**What the task asks**
Below are some records. Output the lines from the first one through the line that holds "1.6, 1.8, 2.2];", exactly as written, with no pictures.

□ □ □ □ □ □ □

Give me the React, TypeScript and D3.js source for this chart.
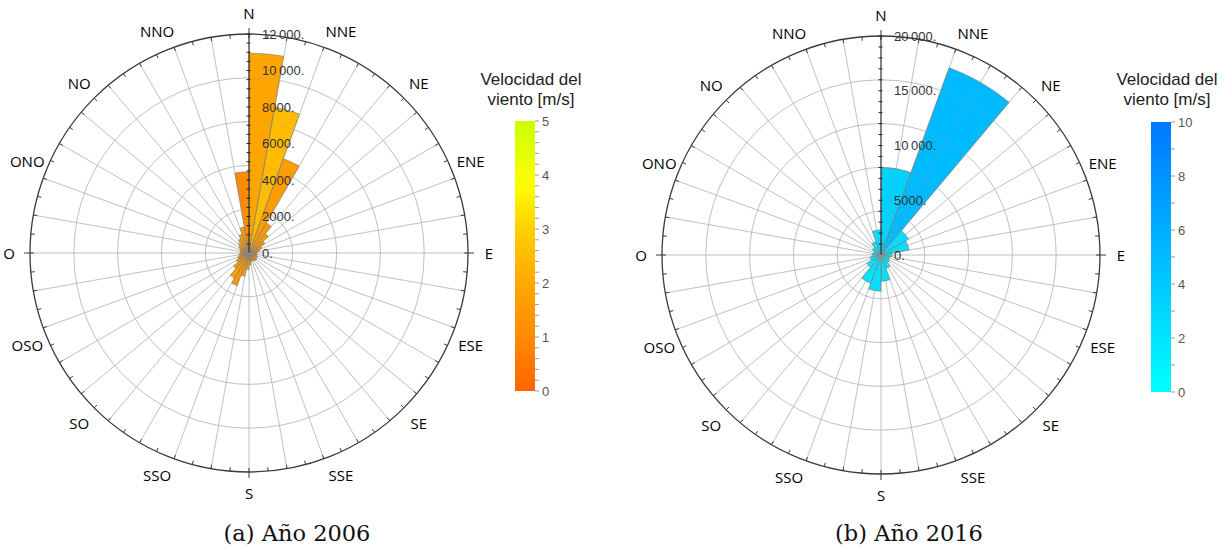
import { useEffect, useRef } from "react";
import * as d3 from "d3";

// 16 compass labels, clockwise from north (Spanish: O = oeste)
const directions = ["N", "NNE", "NE", "ENE", "E", "ESE", "SE", "SSE", "S", "SSO", "SO", "OSO", "O", "ONO", "NO", "NNO"];

// 2006: 36 sectors of 10°, clockwise from N
const freq2006 = [10950, 8100, 5500, 1900, 1400, 1000, 750, 600, 450, 400, 450, 500, 500, 550, 500, 450, 500, 650,
  900, 1300, 1900, 1600, 1100, 800, 650, 550, 500, 450, 500, 550, 650, 750, 900, 1100, 1450, 4450];
const speed2006 = [1.9, 2.5, 1.6, 1.6, 1.5, 1.4, 1.3, 1.2, 1.2, 1.1, 1.2, 1.3, 1.3, 1.4, 1.3, 1.2, 1.3, 1.4,
  1.5, 1.6, 1.4, 1.7, 1.5, 1.3, 1.2, 1.2, 1.1, 1.1, 1.2, 1.2, 1.3, 1.4, 1.5, 1.6, 1.5, 1.05];

// 2016: 18 sectors of 20°, clockwise from N
const freq2016 = [8000, 18200, 2900, 2600, 1000, 800, 900, 1300, 2400, 3300, 2750, 1500, 1000, 800, 700, 900, 1300, 2300];
const speed2016 = [3.4, 5.1, 2.4, 2.2, 1.8, 1.6, 1.6, 1.8, 2.0, 2.2, 2.1, 1.8, 1.6, 1.5, 1.5, 1.6, 1.8, 2.2];

const radialTicks2006 = [0, 2000, 4000, 6000, 8000, 10000, 12000];
const radialTicks2016 = [0, 5000, 10000, 15000, 20000];
const speedTicks2006 = [0, 1, 2, 3, 4, 5];
const speedTicks2016 = [0, 2, 4, 6, 8, 10];

const R = 219;

function fmt(v: number) {
  if (v >= 10000) return d3.format(",")(v).replace(",", "\u2009") + ".";
  return v + ".";
}

function drawGrid(g: any, stroke: string, opacity: number) {
  const rad = (deg: number) => (deg * Math.PI) / 180;
  g.selectAll(null)
    .data([1, 2, 3, 4])
    .join("circle")
    .attr("r", (d: number) => (d * R) / 5)
    .attr("fill", "none")
    .attr("stroke", stroke)
    .attr("stroke-opacity", opacity);
  g.selectAll(null)
    .data(d3.range(0, 360, 10))
    .join("line")
    .attr("x1", 0)
    .attr("y1", 0)
    .attr("x2", (d: number) => R * Math.sin(rad(d)))
    .attr("y2", (d: number) => -R * Math.cos(rad(d)))
    .attr("stroke", stroke)
    .attr("stroke-opacity", opacity);
}

function drawRose(svg: any, o: any) {
  const g = svg.append("g").attr("transform", `translate(${o.cx},${o.cy})`);
  const r = d3.scaleLinear().domain([0, o.max]).range([0, R]);
  const angle = d3.scaleLinear().domain([0, o.freq.length]).range([0, 2 * Math.PI]);
  const color = d3.scaleLinear<string>().domain(o.colorDomain).range(o.colorRange).clamp(true);
  const rad = (deg: number) => (deg * Math.PI) / 180;

  drawGrid(g.append("g"), "#d4d4d4", 1);

  // sectors
  const arc = d3.arc<any>();
  g.append("g")
    .selectAll("path")
    .data(o.freq)
    .join("path")
    .attr("d", (d: number, i: number) =>
      arc({ innerRadius: 0, outerRadius: r(d), startAngle: angle(i), endAngle: angle(i + 1) })
    )
    .attr("fill", (d: number, i: number) => color(o.speed[i]))
    .attr("stroke", "#6b6b6b")
    .attr("stroke-opacity", 0.75)
    .attr("stroke-width", 0.7);

  // grid faintly visible through the sectors
  drawGrid(g.append("g"), "#9a9a9a", 0.28);

  // outer circle
  g.append("circle").attr("r", R).attr("fill", "none").attr("stroke", "#3a3a3a").attr("stroke-width", 1.3);

  // small ticks every 5° pointing inward
  g.append("g")
    .selectAll("line")
    .data(d3.range(0, 360, 5))
    .join("line")
    .attr("x1", (d: number) => R * Math.sin(rad(d)))
    .attr("y1", (d: number) => -R * Math.cos(rad(d)))
    .attr("x2", (d: number) => (R - 4) * Math.sin(rad(d)))
    .attr("y2", (d: number) => -(R - 4) * Math.cos(rad(d)))
    .attr("stroke", "#3a3a3a")
    .attr("stroke-width", 1);

  // cardinal ticks pointing outward
  g.append("g")
    .selectAll("line")
    .data([0, 90, 180, 270])
    .join("line")
    .attr("x1", (d: number) => R * Math.sin(rad(d)))
    .attr("y1", (d: number) => -R * Math.cos(rad(d)))
    .attr("x2", (d: number) => (R + 6) * Math.sin(rad(d)))
    .attr("y2", (d: number) => -(R + 6) * Math.cos(rad(d)))
    .attr("stroke", "#3a3a3a")
    .attr("stroke-width", 1);

  // direction labels
  g.append("g")
    .selectAll("text")
    .data(directions)
    .join("text")
    .attr("x", (d: string, i: number) => 240 * Math.sin(rad(i * 22.5)))
    .attr("y", (d: string, i: number) => -240 * Math.cos(rad(i * 22.5)))
    .attr("text-anchor", "middle")
    .attr("dominant-baseline", "central")
    .attr("font-family", "'Open Sans', sans-serif")
    .attr("font-size", 15)
    .attr("fill", "#000")
    .text((d: string) => d);

  // radial axis along N
  g.append("line").attr("x1", 0).attr("y1", 0).attr("x2", 0).attr("y2", -R).attr("stroke", "#222").attr("stroke-width", 1);
  g.append("g")
    .selectAll("line")
    .data(d3.range(o.minor, o.max + 1, o.minor))
    .join("line")
    .attr("x1", -2.5)
    .attr("x2", 1.5)
    .attr("y1", (d: number) => -r(d))
    .attr("y2", (d: number) => -r(d))
    .attr("stroke", "#222")
    .attr("stroke-width", 1);
  g.append("g")
    .selectAll("text")
    .data(o.radialTicks)
    .join("text")
    .attr("x", 13)
    .attr("y", (d: number) => -r(d))
    .attr("dominant-baseline", "central")
    .attr("font-family", "'Liberation Sans', Arial, sans-serif")
    .attr("font-size", 13)
    .attr("fill", "#333")
    .text((d: number) => fmt(d));

  // colour bar
  const cb = svg.append("g");
  const y = d3.scaleLinear().domain([0, o.speedMax]).range([o.cbBottom, o.cbTop]);
  const grad = svg
    .append("defs")
    .append("linearGradient")
    .attr("id", o.id)
    .attr("x1", 0)
    .attr("y1", 1)
    .attr("x2", 0)
    .attr("y2", 0);
  grad
    .selectAll("stop")
    .data(d3.range(0, 1.0001, 0.05))
    .join("stop")
    .attr("offset", (d: number) => d)
    .attr("stop-color", (d: number) => color(d * o.speedMax));
  cb.append("rect")
    .attr("x", o.cbX)
    .attr("y", o.cbTop)
    .attr("width", 20)
    .attr("height", o.cbBottom - o.cbTop)
    .attr("fill", `url(#${o.id})`);
  cb.append("g")
    .selectAll("line")
    .data(d3.range(0, o.speedMax + 0.0001, o.speedMinor))
    .join("line")
    .attr("x1", o.cbX + 20)
    .attr("x2", o.cbX + 24)
    .attr("y1", (d: number) => y(d))
    .attr("y2", (d: number) => y(d))
    .attr("stroke", "#999")
    .attr("stroke-width", 1);
  cb.append("g")
    .selectAll("text")
    .data(o.speedTicks)
    .join("text")
    .attr("x", o.cbX + 27)
    .attr("y", (d: number) => y(d))
    .attr("dominant-baseline", "central")
    .attr("font-family", "'Liberation Sans', Arial, sans-serif")
    .attr("font-size", 13)
    .attr("fill", "#555")
    .text((d: number) => d);
  const title = cb
    .append("text")
    .attr("text-anchor", "middle")
    .attr("font-family", "'Liberation Sans', Arial, sans-serif")
    .attr("font-size", 17)
    .attr("fill", "#222");
  title.append("tspan").attr("x", o.titleX).attr("y", 85).text("Velocidad del");
  title.append("tspan").attr("x", o.titleX).attr("y", 105).text("viento [m/s]");

  // caption
  svg
    .append("text")
    .attr("x", o.capX)
    .attr("y", 541)
    .attr("text-anchor", "middle")
    .attr("font-family", "'DejaVu Serif', serif")
    .attr("font-size", 22.5)
    .attr("fill", "#111")
    .text(o.caption);
}

export default function App() {
  const svgRef = useRef<SVGSVGElement>(null);

  useEffect(() => {
    if (!svgRef.current) return;
    const svg = d3.select(svgRef.current);
    svg.selectAll("*").remove();

    drawRose(svg, {
      id: "cb2006",
      cx: 249,
      cy: 253,
      max: 12000,
      minor: 500,
      freq: freq2006,
      speed: speed2006,
      radialTicks: radialTicks2006,
      colorDomain: [0, 1, 2, 3, 3.8, 5],
      colorRange: ["#ff6400", "#ff8a00", "#ffa800", "#ffcf00", "#ffff00", "#ccff00"],
      speedMax: 5,
      speedMinor: 0.2,
      speedTicks: speedTicks2006,
      cbX: 515,
      cbTop: 121,
      cbBottom: 391,
      titleX: 531,
      capX: 297,
      caption: "(a) Año 2006",
    });

    drawRose(svg, {
      id: "cb2016",
      cx: 881,
      cy: 255,
      max: 20000,
      minor: 1000,
      freq: freq2016,
      speed: speed2016,
      radialTicks: radialTicks2016,
      colorDomain: [0, 10],
      colorRange: ["#00ffff", "#0078ff"],
      speedMax: 10,
      speedMinor: 1,
      speedTicks: speedTicks2016,
      cbX: 1151,
      cbTop: 122,
      cbBottom: 392,
      titleX: 1167,
      capX: 909,
      caption: "(b) Año 2016",
    });
  }, []);

  return (
    <svg
      ref={svgRef}
      width={1225}
      height={548}
      style={{ position: "absolute", left: 0, top: 0, background: "#fff" }}
    ></svg>
  );
}
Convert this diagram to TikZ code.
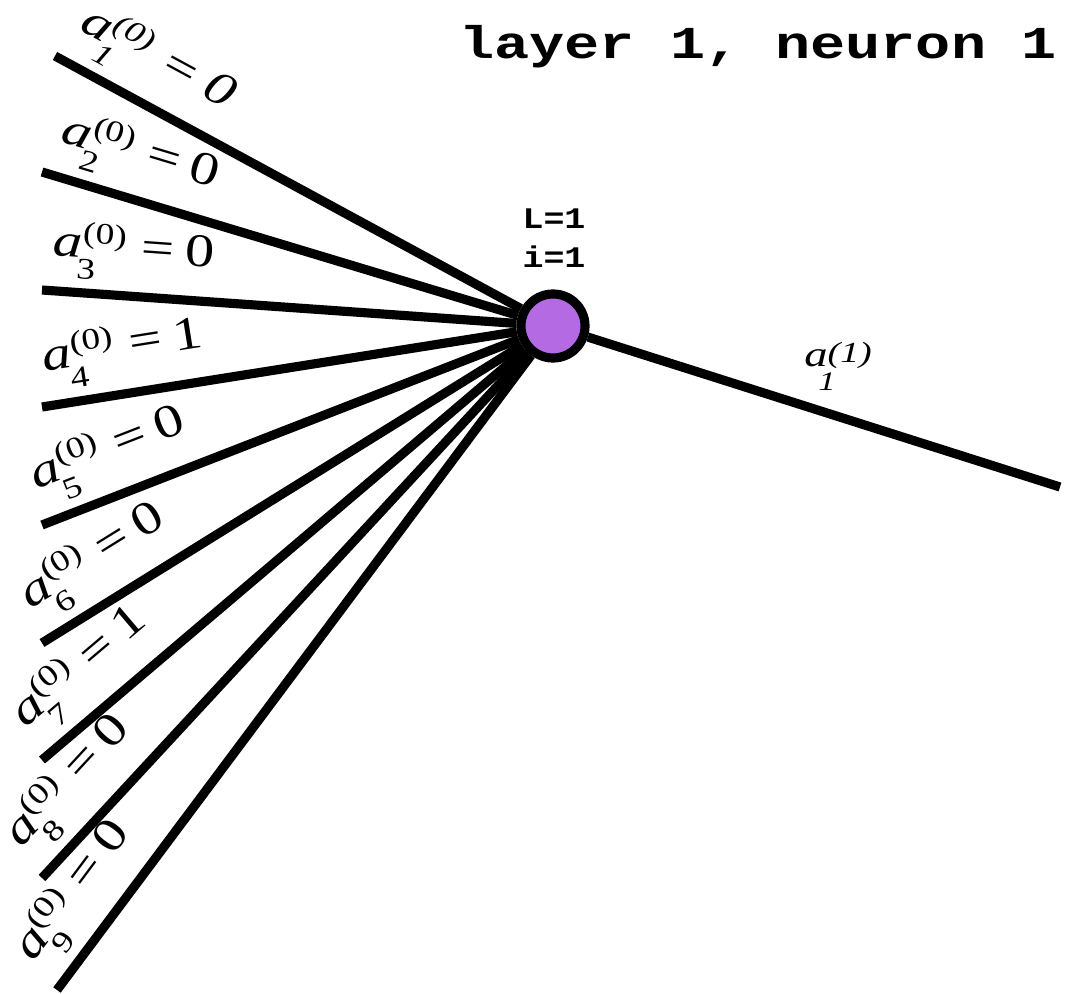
\documentclass[tikz,border=0pt]{standalone}
\usepackage{graphicx}
\usepackage{fontspec}
\setmainfont{Liberation Serif}
\newfontfamily\codefont{Liberation Mono}
\usetikzlibrary{positioning}
\definecolor{neuronfill}{RGB}{179,106,226}
% input activation label: [style] sub, sup, value
\newcommand{\actv}[4][]{\scalebox{1.25}[1]{#1\textit{a}\rlap{\kern-1pt\raisebox{-6pt}{\fontsize{8.5}{9}\selectfont #2}}\raisebox{4.3pt}{\fontsize{8.5}{9}\selectfont (#3)}\kern3.5pt=\kern2.5pt#4}}
\tikzset{
  wire/.style={line width=2.6pt, draw=black},
  neuron/.style={circle, draw=black, line width=2.6pt, fill=neuronfill, minimum size=0.64cm, inner sep=0pt},
  inlabel/.style={pos=0, sloped, anchor=south west, inner xsep=1pt, inner ysep=2.5pt, font=\fontsize{13.3}{16}\selectfont},
  outlabel/.style={pos=0.53, anchor=south, inner sep=6pt, font=\fontsize{10.2}{12}\selectfont},
  title/.style={font=\codefont\bfseries\fontsize{13}{15}\selectfont},
  tag/.style={font=\codefont\bfseries\fontsize{8.5}{11}\selectfont, align=center}
}
\begin{document}
\begin{tikzpicture}[x=0.01cm, y=-0.01cm]
  \useasboundingbox (0,0) rectangle (1075,994);
  % title
  \node[title] (head) at (758,47) {\scalebox{1.28}[1]{layer 1, neuron 1}};

  % neuron
  \node[neuron] (n) at (553,326) {};
  \node[tag] (idx) at (554,238) {\scalebox{1.17}[1]{L=1}\\\scalebox{1.17}[1]{i=1}};

  % inputs
  \coordinate (in1) at (55,56);
  \coordinate (in2) at (42,172);
  \coordinate (in3) at (42,290);
  \coordinate (in4) at (42,407);
  \coordinate (in5) at (42,525);
  \coordinate (in6) at (42,643);
  \coordinate (in7) at (42,760);
  \coordinate (in8) at (42,878);
  \coordinate (in9) at (57,990);
  \draw[wire] (in1) -- node[inlabel] {\actv[\itshape]{1}{0}{0}} (n);
  \draw[wire] (in2) -- node[inlabel] {\actv{2}{0}{0}} (n);
  \draw[wire] (in3) -- node[inlabel] {\actv{3}{0}{0}} (n);
  \draw[wire] (in4) -- node[inlabel] {\actv{4}{0}{1}} (n);
  \draw[wire] (in5) -- node[inlabel] {\actv{5}{0}{0}} (n);
  \draw[wire] (in6) -- node[inlabel] {\actv{6}{0}{0}} (n);
  \draw[wire] (in7) -- node[inlabel] {\actv{7}{0}{1}} (n);
  \draw[wire] (in8) -- node[inlabel] {\actv{8}{0}{0}} (n);
  \draw[wire] (in9) -- node[inlabel] {\actv{9}{0}{0}} (n);

  % output
  \coordinate (out) at (1060,487);
  \draw[wire] (n) -- node[outlabel] {\scalebox{1.3}[1]{\itshape a\rlap{\kern-2pt\raisebox{-7pt}{\fontsize{7.6}{8}\selectfont 1}}\raisebox{1pt}{\fontsize{8.3}{9}\selectfont (1)}}} (out);
\end{tikzpicture}
\end{document}
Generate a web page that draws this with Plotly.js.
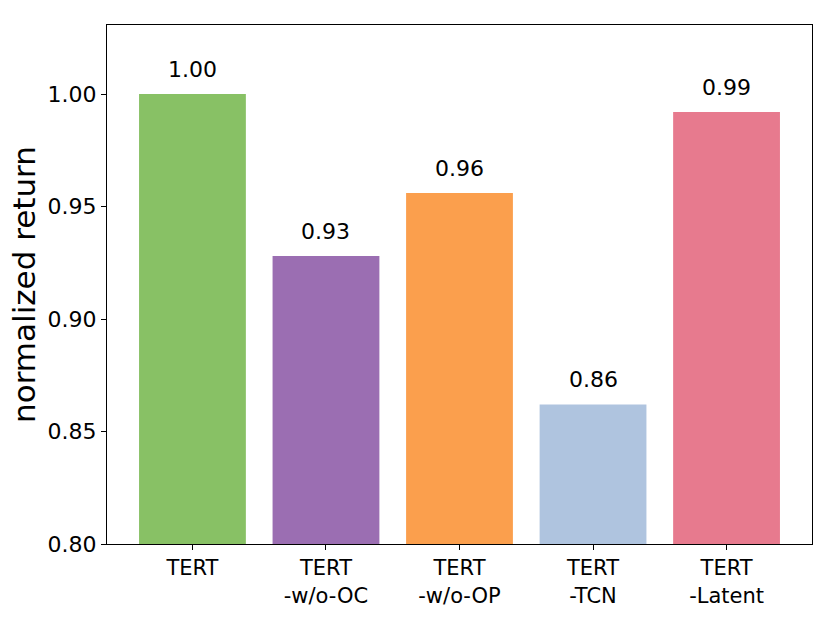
<!DOCTYPE html>
<html>
<head>
<meta charset="utf-8">
<script src="https://cdn.plot.ly/plotly-3.0.1.min.js"></script>
<style>html,body{margin:0;padding:0;background:#fff;}#chart{width:830px;height:623px;}</style>
</head>
<body>
<div id="chart"></div>
<script>
const categories = ["TERT", "TERT<br>-w/o-OC", "TERT<br>-w/o-OP", "TERT<br>-TCN", "TERT<br>-Latent"];
const values = [1.000, 0.928, 0.956, 0.862, 0.992];
const colors = ["#88c165", "#9b6eb2", "#fb9f4d", "#afc4df", "#e77a8e"];
const yTicks = [0.80, 0.85, 0.90, 0.95, 1.00];

const xs = categories.map((c, i) => i);

const trace = {
  type: "bar",
  x: xs,
  y: values.map(v => v - 0.8),
  base: 0.8,
  width: 0.8,
  marker: { color: colors, line: { width: 0 } },
  hoverinfo: "skip"
};

const annotations = values.map((v, i) => ({
  x: i, y: v, xref: "x", yref: "y",
  text: v.toFixed(2),
  showarrow: false,
  yanchor: "middle",
  yshift: 25,
  font: { family: "DejaVu Sans", size: 22, color: "#000" }
}));

const layout = {
  width: 830, height: 623,
  margin: { l: 107, r: 18, t: 25, b: 79 },
  paper_bgcolor: "#fff",
  plot_bgcolor: "#fff",
  showlegend: false,
  font: { family: "DejaVu Sans", size: 22, color: "#000" },
  xaxis: {
    range: [-0.64, 4.64],
    tickvals: xs,
    ticktext: categories,
    ticks: "outside", ticklen: 5, tickwidth: 1, tickcolor: "#000",
    showline: true, linecolor: "#000", linewidth: 1, mirror: true,
    showgrid: false, zeroline: false,
    tickfont: { family: "DejaVu Sans", size: 21, color: "#000" }
  },
  yaxis: {
    range: [0.8, 1.0307],
    tickvals: yTicks,
    ticktext: yTicks.map(t => t.toFixed(2)),
    ticks: "outside", ticklen: 5, tickwidth: 1, tickcolor: "#000",
    showline: true, linecolor: "#000", linewidth: 1, mirror: true,
    showgrid: false, zeroline: false,
    tickfont: { family: "DejaVu Sans", size: 22, color: "#000" },
    title: { text: "normalized return", font: { family: "DejaVu Sans", size: 31, color: "#000" }, standoff: 2 }
  },
  annotations: annotations
};

Plotly.newPlot("chart", [trace], layout, { displayModeBar: false, staticPlot: true });
</script>
</body>
</html>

□ □ □ □ □ □ □

**Correct result**
Give me the React, TypeScript and D3.js source for this chart.
import { useEffect, useRef } from "react";
import * as d3 from "d3";

// 16 compass labels, clockwise from north (Spanish: O = oeste)
const directions = ["N", "NNE", "NE", "ENE", "E", "ESE", "SE", "SSE", "S", "SSO", "SO", "OSO", "O", "ONO", "NO", "NNO"];

// 2006: 36 sectors of 10°, clockwise from N
const freq2006 = [10950, 8100, 5500, 1900, 1400, 1000, 750, 600, 450, 400, 450, 500, 500, 550, 500, 450, 500, 650,
  900, 1300, 1900, 1600, 1100, 800, 650, 550, 500, 450, 500, 550, 650, 750, 900, 1100, 1450, 4450];
const speed2006 = [1.9, 2.5, 1.6, 1.6, 1.5, 1.4, 1.3, 1.2, 1.2, 1.1, 1.2, 1.3, 1.3, 1.4, 1.3, 1.2, 1.3, 1.4,
  1.5, 1.6, 1.4, 1.7, 1.5, 1.3, 1.2, 1.2, 1.1, 1.1, 1.2, 1.2, 1.3, 1.4, 1.5, 1.6, 1.5, 1.05];

// 2016: 18 sectors of 20°, clockwise from N
const freq2016 = [8000, 18200, 2900, 2600, 1000, 800, 900, 1300, 2400, 3300, 2750, 1500, 1000, 800, 700, 900, 1300, 2300];
const speed2016 = [3.4, 5.1, 2.4, 2.2, 1.8, 1.6, 1.6, 1.8, 2.0, 2.2, 2.1, 1.8, 1.6, 1.5, 1.5, 1.6, 1.8, 2.2];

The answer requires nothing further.